> [CHALLENGE]:
Provide an exact copy of the data, excluding the images.

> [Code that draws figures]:
[BEGIN]
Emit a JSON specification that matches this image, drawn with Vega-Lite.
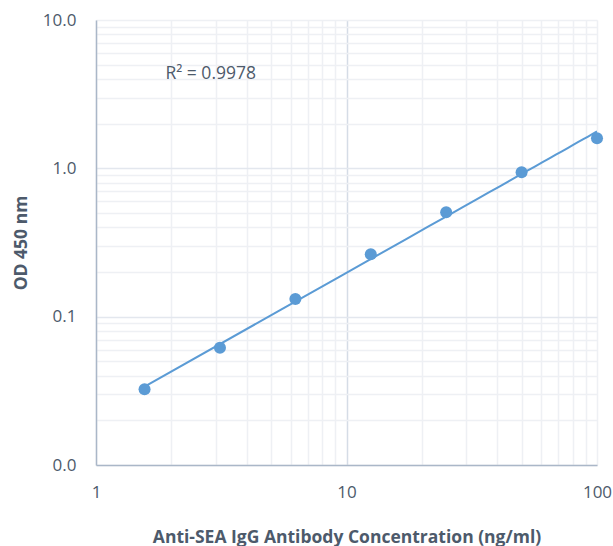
{
  "$schema": "https://vega.github.io/schema/vega-lite/v6.json",
  "width": 501,
  "height": 445,
  "autosize": "none",
  "padding": {"left": 96, "top": 20, "right": 16, "bottom": 81},
  "background": "white",
  "config": {
    "view": {"stroke": null},
    "font": "Open Sans",
    "axis": {"labelFont": "Open Sans", "titleFont": "Open Sans", "labelColor": "#4d5a6b", "titleColor": "#4d5a6b"}
  },
  "datasets": {
    "pts": [
      {"conc": 1.5625, "od": 0.0324},
      {"conc": 3.125, "od": 0.0618},
      {"conc": 6.25, "od": 0.1315},
      {"conc": 12.5, "od": 0.2633},
      {"conc": 25, "od": 0.5054},
      {"conc": 50, "od": 0.9403},
      {"conc": 100, "od": 1.594}
    ],
    "ann": [{"label": "R² = 0.9978", "conc": 2.87, "od": 4.3}]
  },
  "layer": [
    {
      "data": {"name": "pts"},
      "transform": [{"regression": "od", "on": "conc", "method": "pow", "extent": [1.5625, 100]}],
      "mark": {"type": "line", "color": "#5b9bd5", "strokeWidth": 2, "clip": true},
      "encoding": {
        "x": {
          "field": "conc", "type": "quantitative",
          "scale": {"type": "log", "domain": [1, 100], "nice": false},
          "axis": {
            "values": [1,2,3,4,5,6,7,8,9,10,20,30,40,50,60,70,80,90,100],
            "format": "d",
            "labelExpr": "(datum.value == 1 || datum.value == 10 || datum.value == 100) ? datum.label : ''",
            "labelOverlap": false,
            "labelFlush": false,
            "labelFontSize": 17,
            "labelPadding": 19,
            "ticks": false,
            "domainColor": "#aab7c8",
            "domainWidth": 1.5,
            "gridColor": {"condition": {"test": "datum.value == 10", "value": "#d5dce6"}, "value": "#eef0f4"},
            "gridWidth": 1.5,
            "title": "Anti-SEA IgG Antibody Concentration (ng/ml)",
            "titleFontSize": 17.5,
            "titleFontWeight": "bold",
            "titlePadding": 28
          }
        },
        "y": {
          "field": "od", "type": "quantitative",
          "scale": {"type": "log", "domain": [0.01, 10], "nice": false},
          "axis": {
            "values": [0.01,0.02,0.03,0.04,0.05,0.06,0.07,0.08,0.09,0.1,0.2,0.3,0.4,0.5,0.6,0.7,0.8,0.9,1,2,3,4,5,6,7,8,9,10],
            "format": ".1f",
            "labelExpr": "(abs(datum.value - 0.01) < 1e-9 || abs(datum.value - 0.1) < 1e-9 || abs(datum.value - 1) < 1e-9 || abs(datum.value - 10) < 1e-9) ? datum.label : ''",
            "labelOverlap": false,
            "labelFlush": false,
            "labelFontSize": 17,
            "labelPadding": 20,
            "ticks": false,
            "domainColor": "#aab7c8",
            "domainWidth": 1.5,
            "gridColor": {"condition": {"test": "abs(datum.value - 0.1) < 1e-9 || abs(datum.value - 1) < 1e-9", "value": "#e3e7ee"}, "value": "#eef0f4"},
            "gridWidth": 1.5,
            "title": "OD 450 nm",
            "titleFontSize": 17.5,
            "titleFontWeight": "bold",
            "titlePadding": 12
          }
        }
      }
    },
    {
      "data": {"name": "pts"},
      "mark": {"type": "circle", "size": 145, "color": "#5b9bd5", "opacity": 1},
      "encoding": {
        "x": {"field": "conc", "type": "quantitative"},
        "y": {"field": "od", "type": "quantitative"}
      }
    },
    {
      "data": {"name": "ann"},
      "mark": {"type": "text", "fontSize": 17.5, "color": "#4d5a6b", "align": "center", "baseline": "middle", "font": "Open Sans"},
      "encoding": {
        "x": {"field": "conc", "type": "quantitative"},
        "y": {"field": "od", "type": "quantitative"},
        "text": {"field": "label"}
      }
    }
  ]
}
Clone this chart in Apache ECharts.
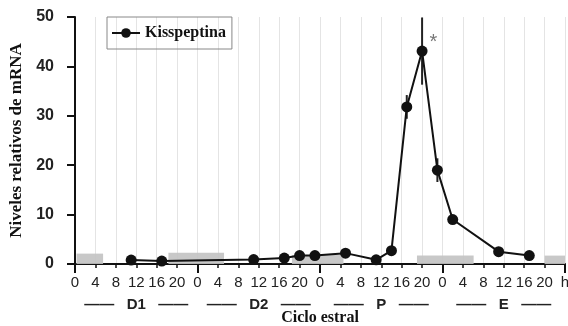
[END]
> [EXERCISE OUTPUT]:
Emit a JSON specification that matches this image, drawn with Vega-Lite.
{
  "$schema": "https://vega.github.io/schema/vega-lite/v6.json",
  "width": 501,
  "height": 445,
  "autosize": "none",
  "padding": {"left": 96, "top": 20, "right": 16, "bottom": 81},
  "background": "white",
  "config": {
    "view": {"stroke": null},
    "font": "Open Sans",
    "axis": {"labelFont": "Open Sans", "titleFont": "Open Sans", "labelColor": "#4d5a6b", "titleColor": "#4d5a6b"}
  },
  "datasets": {
    "pts": [
      {"conc": 1.5625, "od": 0.0324},
      {"conc": 3.125, "od": 0.0618},
      {"conc": 6.25, "od": 0.1315},
      {"conc": 12.5, "od": 0.2633},
      {"conc": 25, "od": 0.5054},
      {"conc": 50, "od": 0.9403},
      {"conc": 100, "od": 1.594}
    ],
    "ann": [{"label": "R² = 0.9978", "conc": 2.87, "od": 4.3}]
  },
  "layer": [
    {
      "data": {"name": "pts"},
      "transform": [{"regression": "od", "on": "conc", "method": "pow", "extent": [1.5625, 100]}],
      "mark": {"type": "line", "color": "#5b9bd5", "strokeWidth": 2, "clip": true},
      "encoding": {
        "x": {
          "field": "conc", "type": "quantitative",
          "scale": {"type": "log", "domain": [1, 100], "nice": false},
          "axis": {
            "values": [1,2,3,4,5,6,7,8,9,10,20,30,40,50,60,70,80,90,100],
            "format": "d",
            "labelExpr": "(datum.value == 1 || datum.value == 10 || datum.value == 100) ? datum.label : ''",
            "labelOverlap": false,
            "labelFlush": false,
            "labelFontSize": 17,
            "labelPadding": 19,
            "ticks": false,
            "domainColor": "#aab7c8",
            "domainWidth": 1.5,
            "gridColor": {"condition": {"test": "datum.value == 10", "value": "#d5dce6"}, "value": "#eef0f4"},
            "gridWidth": 1.5,
            "title": "Anti-SEA IgG Antibody Concentration (ng/ml)",
            "titleFontSize": 17.5,
            "titleFontWeight": "bold",
            "titlePadding": 28
          }
        },
        "y": {
          "field": "od", "type": "quantitative",
          "scale": {"type": "log", "domain": [0.01, 10], "nice": false},
          "axis": {
            "values": [0.01,0.02,0.03,0.04,0.05,0.06,0.07,0.08,0.09,0.1,0.2,0.3,0.4,0.5,0.6,0.7,0.8,0.9,1,2,3,4,5,6,7,8,9,10],
            "format": ".1f",
            "labelExpr": "(abs(datum.value - 0.01) < 1e-9 || abs(datum.value - 0.1) < 1e-9 || abs(datum.value - 1) < 1e-9 || abs(datum.value - 10) < 1e-9) ? datum.label : ''",
            "labelOverlap": false,
            "labelFlush": false,
            "labelFontSize": 17,
            "labelPadding": 20,
            "ticks": false,
            "domainColor": "#aab7c8",
            "domainWidth": 1.5,
            "gridColor": {"condition": {"test": "abs(datum.value - 0.1) < 1e-9 || abs(datum.value - 1) < 1e-9", "value": "#e3e7ee"}, "value": "#eef0f4"},
            "gridWidth": 1.5,
            "title": "OD 450 nm",
            "titleFontSize": 17.5,
            "titleFontWeight": "bold",
            "titlePadding": 12
          }
        }
      }
    },
    {
      "data": {"name": "pts"},
      "mark": {"type": "circle", "size": 145, "color": "#5b9bd5", "opacity": 1},
      "encoding": {
        "x": {"field": "conc", "type": "quantitative"},
        "y": {"field": "od", "type": "quantitative"}
      }
    },
    {
      "data": {"name": "ann"},
      "mark": {"type": "text", "fontSize": 17.5, "color": "#4d5a6b", "align": "center", "baseline": "middle", "font": "Open Sans"},
      "encoding": {
        "x": {"field": "conc", "type": "quantitative"},
        "y": {"field": "od", "type": "quantitative"},
        "text": {"field": "label"}
      }
    }
  ]
}
Clone this chart in Apache ECharts.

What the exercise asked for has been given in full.